A adaptação de Luis Buñuel para o clássico de Daniel Defoe conserva o ponto de vista subjetivo do narrador-protagonista, mantendo o relato oral como fio condutor da narrativa – a exemplo de seu original literário -, mas o faz com absoluta sabedoria, preservando o essencial das palavras – jamais desperdiçadas – e encontrando imagens fortes o bastante para transformarem a história do náufrago europeu em uma ilha perdida num cinema igualmente impressionante e incômodo.
É um filme sem nenhum romantismo. As imagens são cruas, a forma é direta e econômica, e o interesse de Buñuel reside na loucura que emerge da situação e nos esforços do protagonista para lidar com ela. A relação entre homem e natureza é filmada com densidade, expondo os ciclos de vida e morte. Enquanto o personagem se desloca pela selva à procura de mantimentos, também cuida de alguns animais de estimação que definham com o passar do tempo (cachorro, gato, papagaio), procura meios de caçar e matar outras espécies para se alimentar (tartarugas, cabras), desenvolve habilidades antes inimagináveis para um homem europeu inexperiente com trabalhos manuais.
A construção visual intercala planos gerais da ilha com close-ups de animais, árvores, solo e mar, porém fotografadas com extrema saturação de cores, atribuindo ao filme uma áurea de delírio tropical que se adequa muito bem à obra – e ao próprio cinema de Buñuel, na contramão do senso comum que trata este como um filme menor, geralmente desprezando-o por supostamente não dialogar com seus melhores trabalhos. A relação entre homem e natureza retornando às suas origens, como necessidade de subsistência e sobrevivência em meio à solidão, sem uma sociedade constituída no entorno, obrigando Crusoé a conversar com animais e com Deus para tentar se manter lúcido – mas a única resposta que obtém é a do próprio eco de sua voz reverberado pelas montanhas da ilha.
Toda primeira parte da obra é precisa em contextualizar a situação, com algumas ousadias de Buñuel, como a geralmente lembrada sequência de sonho (inexistente no material original) em que Crusoé recebe a visita do seu pai, um defensor da vida da classe média como uma necessária estabilidade para o homem (sem os excessos da burguesia e a miséria da classe trabalhadora), uma assombração que vai nortear os passos seguintes do náufrago na ilha. Crusoé tentará reproduzir naquele espaço os confortos da vida estável, estruturando a agricultura e a pecuária, e com o tempo construindo uma grande cabana que ostenta como um castelo, jarros e utensílios de barro, um barzinho para beber rum, redes de dormir e outros apetrechos, sempre à sombra das profecias do pai.

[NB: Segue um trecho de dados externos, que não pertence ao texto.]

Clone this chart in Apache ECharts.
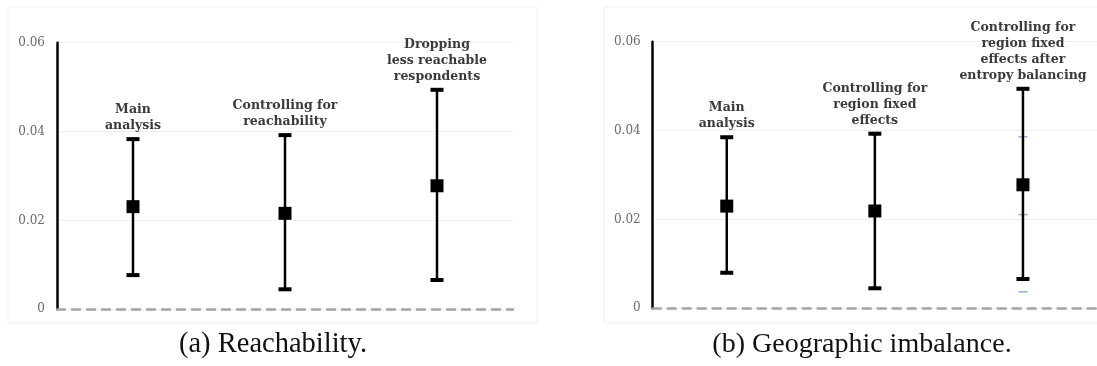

Mas os privilégios e a fé não salvam o homem da loucura. Se a primeira parte da obra aborda diretamente a solidão do náufrago, na segunda estabelecem-se algumas relações sociais que repensam a estrutura colonialista da exploração européia à África e à América, com o surgimento de tribos canibais e piratas brancos, além do conhecido personagem Sexta-feira, um nativo resgatado da morte por Crusoé que passa a servi-lo. Relação tratada com ambiguidade e ironia por Buñuel, na qual ambos estabelecem uma amizade que flerta com o homoerótico, extrapolando os limites da serventia.
Embora alguns reduzam o filme a uma simples aventura colonialista, a abordagem da relação entre Crusoé e o nativo é emblemática. Sexta-feira aprende inglês não somente para ter acesso à linguagem do europeu, mas também para confrontá-la. No que talvez seja o diálogo mais subversivo do filme, questiona o fato de Deus ter criado o Diabo, insinuando a responsabilidade direta de Deus sobre a maldade no mundo. O que se vê no filme, porém, ilustra a ideia de que as barreiras entre bem e mal são difusas, sendo a violência, por vezes, a única saída para a sobrevivência. Os valores cristãos, na obra de Buñuel, são confrontados com rara audácia, e em As Aventuras de Robinson Crusoé são complexificados até que o filme se torne uma espécie de parábola às avessas, onde ao invés de uma moral esclarecedora a história termine com dúvidas ainda mais acentuadas.